On sait que Pierre de Boisdeffre écrira une Vie d'André Gide dont le second tome n'est jamais paru... Etrange prolongement d'une rencontre manquée en 1947, par la faute du père Valensin (qui reproduit la méfiance inutile qu'avait déjà eue Paul Desjardins quand Malraux était venu pour la première fois à Pontigny).

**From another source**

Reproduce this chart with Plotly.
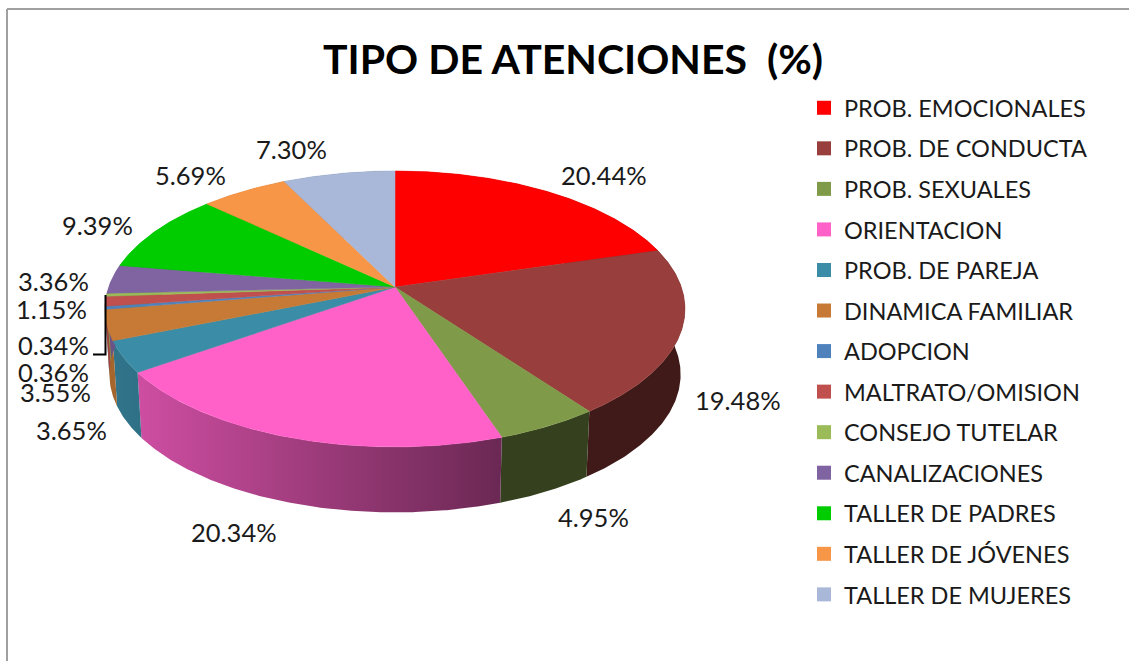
import numpy as np
import plotly.graph_objects as go

CATEGORIES = ["PROB. EMOCIONALES", "PROB. DE CONDUCTA", "PROB. SEXUALES", "ORIENTACION",
              "PROB. DE PAREJA", "DINAMICA FAMILIAR", "ADOPCION", "MALTRATO/OMISION",
              "CONSEJO TUTELAR", "CANALIZACIONES", "TALLER DE PADRES", "TALLER DE JÓVENES",
              "TALLER DE MUJERES"]
VALUES = [20.44, 19.48, 4.95, 20.34, 3.65, 3.55, 0.36, 1.15, 0.34, 3.36, 9.39, 5.69, 7.30]
COLORS = ["#FF0000", "#983F3D", "#7F9A48", "#FF61C8", "#3B8CA6", "#C67A35", "#4F81BD",
          "#C0504D", "#9BBB59", "#8064A2", "#00CC00", "#F79646", "#A9B8D9"]
LABEL_CENTERS = [(604, 175), (738, 400), (593, 517), (234, 532), (71, 430), (55, 392), (53, 372),
                 (51, 309), (53, 345), (53, 281), (97, 225), (190, 175), (291, 149)]

W, H = 1129, 661
CX, CY, A, B, K = 395, 287, 286.3, 134.5, 0.159
DEPTH, SHRINK = 65.5, 0.985
FONT = "Lato"


def rim(theta):
    u, v = np.sin(theta), -np.cos(theta)
    d = 1 - K * v
    return CX + A * u / d, CY + B * v / d


def shade(hex_color, x):
    f = np.interp(x, [110, 500], [0.84, 0.42])
    r, g, b = [int(hex_color[i:i + 2], 16) for i in (1, 3, 5)]
    return f"rgb({int(r * f)},{int(g * f)},{int(b * f)})"


fig = go.Figure()
total = sum(VALUES)
edges = np.cumsum([0] + VALUES) / total * 2 * np.pi
for i, (name, val, col) in enumerate(zip(CATEGORIES, VALUES, COLORS)):
    th = np.linspace(edges[i], edges[i + 1], max(8, int(val * 8)))
    x, y = rim(th)
    xb = CX + SHRINK * (x - CX)
    yb = y + DEPTH
    sx = np.r_[x, xb[::-1], x[0]]
    sy = np.r_[y, yb[::-1], y[0]]
    stops = np.linspace(0, 1, 6)
    xs = sx.min() + stops * (sx.max() - sx.min())
    fig.add_trace(go.Scatter(
        x=sx, y=sy, mode="lines", line=dict(width=0), fill="toself",
        fillgradient=dict(type="horizontal",
                          colorscale=[[float(s), shade(col, px)] for s, px in zip(stops, xs)]),
        hoverinfo="skip", showlegend=False))
for i, (name, val, col) in enumerate(zip(CATEGORIES, VALUES, COLORS)):
    th = np.linspace(edges[i], edges[i + 1], max(8, int(val * 8)))
    x, y = rim(th)
    fig.add_trace(go.Scatter(
        x=np.r_[CX, x, CX], y=np.r_[CY, y, CY], mode="lines", line=dict(width=0.5, color=col),
        fill="toself", fillcolor=col, name=name, text=f"{name}: {val:.2f}%", hoverinfo="text",
        showlegend=False))
for i, (name, col) in enumerate(zip(CATEGORIES, COLORS)):
    fig.add_trace(go.Scatter(
        x=[None], y=[None], mode="markers", name=name, legendgroup=name,
        marker=dict(symbol="square", size=14, color=col)))

for val, (lx, ly) in zip(VALUES, LABEL_CENTERS):
    fig.add_annotation(x=lx, y=ly, text=f"{val:.2f}%", showarrow=False,
                       font=dict(family=FONT, size=25.5, color="#1a1a1a"))

fig.update_layout(
    width=W, height=H, autosize=False,
    margin=dict(l=0, r=0, t=0, b=0),
    paper_bgcolor="white", plot_bgcolor="white",
    xaxis=dict(range=[0, W], visible=False, domain=[0, 1], fixedrange=True),
    yaxis=dict(range=[H, 0], visible=False, domain=[0, 1], fixedrange=True),
    title=dict(text="TIPO DE ATENCIONES\u00a0\u00a0(%)", x=573 / W, y=1 - 60 / H, xanchor="center",
               yanchor="middle", font=dict(family=FONT, size=41, color="black", weight="bold")),
    legend=dict(x=804 / W, y=1 - 86 / H, xanchor="left", yanchor="top", tracegroupgap=7,
                font=dict(family=FONT, size=23.5, color="#1a1a1a"), bgcolor="rgba(0,0,0,0)"),
    shapes=[
        dict(type="line", x0=7, x1=7, y0=9, y1=H, line=dict(color="#a0a0a0", width=2)),
        dict(type="line", x0=7, x1=W, y0=9, y1=9, line=dict(color="#a0a0a0", width=2)),
        dict(type="path", path="M 105.5 295 L 105.5 354.5 L 93 354.5", line=dict(color="black", width=2)),
    ],
)
fig.write_html("out.html", config={"displayModeBar": False},
               post_script="document.body.style.margin='0';document.body.style.overflow='hidden';")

« Trois fois par semaine, Roger Martin du Gard venait voir le père Valensin. Le romancier était franc, rude, massif. Il n'avait rien d'un artiste; cheveux courts, costumes de bonne coupe, ongles carrés. Il fuyait la compagnie, économisait son temps et son argent. Il le pouvait, il était riche. Le Tertre était une demeure superbe. Il protégeait son intimité. On lui prêtait une vie secrète, des aventures. Sa femme était digne, catholique. Son gendre, Marcel de Coppet, gouverneur des Colonies. Il avait fait promettre au père Valensin de ne jamais chercher à le convertir, fût-ce à l'article de la mort. Le père se taisait. Il aimait cet ami athée, plus athée que Gide qui s'intéressait trop au diable pour l'être tout à fait. Mais de quoi Martin (comme l'appelait la « Petite Dame ») pouvait-il donc parler avec le père, si la religion était exclue ? Ils parlaient littérature, linguistique, poésie. Quant à moi, je n'en pus tirer que des monosyllabes. Son interlocuteur, c'était Gide. Gide et la « Petite Dame ». Le père, un peu plus tard, lui fit lire Hildebrand [le premier roman de Boisdeffre]. Son jugement fut catégorique. Ce n'était ni fait ni à faire. Les seules choses qui trouvaient grâce à ses yeux, c'étaient les impressions, les paysages. Du coup, je ne trouvais plus aucun mérite à Jean Barois.
« Pourquoi tous vos amis sont-ils athées ? » demandai-je au père Valensin. En effet, presque tous l'étaient Gide, Valéry, Billy, Brincourt, Carlo Pellegrini et Benedetto Croce... , justifiant le courroux du père Garrigou-Lagrange, qui répétait que « Valensin était d'autant plus dangereux qu'il était un saint. Un saint de l'autre côté ».
Le père toussa, s'éclaircit la voix. « N'est-ce pas, je trouve les athées, en quelque sorte, plus intéressants. Tous ont quelque chose à m'apprendre. Avec les catholiques, je me trouve en terrain connu. Et puis, ils sont souvent méchants, les catholiques ! Vous ne pouvez pas savoir les horreurs que dit Mauriac ! »
Ma conversation avec Martin du Gard avait tourné court. Un peu plus tard, je devais apercevoir Gide. A six heures du soir, grand remue-ménage boulevard Dubouchage ; le concierge me dit : « M. Gide est là. Il est dans le bureau du père. » Je montai l'escalier quatre à quatre, frappai et, sans attendre la réponse, entrouvris la porte. Les deux vieillards étaient assis l'un en face de l'autre, parlant d'une voix forte, Gide avait gardé sa cape. Le père me jeta un regard effaré. Je m'éclipsai. Si j'étais reparti avec le grand homme, il ne se le serait jamais pardonné ! »

Ibid. (pp.191-192)

Quelques années plus tard, Gide louera plusieurs textes de Pierre de Boisdeffre dont « Justice pour Barrès », paru dans la revue catholique Etudes. Article auquel Gide répondra par une lettre en date du 22 mars 1949, que Boisdeffre publiera dans son Barrès parmi nous (Amiot-Dumont, 1952, pp. 172-173). En septembre 1950, Gide insiste aussi pour que la Petite Dame lise Métamorphose de la littérature de Barrès à Malraux (Alsatia, 1950), premier volume d'une série de portraits : Barrès, Gide, Mauriac, Montherlant, Bernanos et Malraux.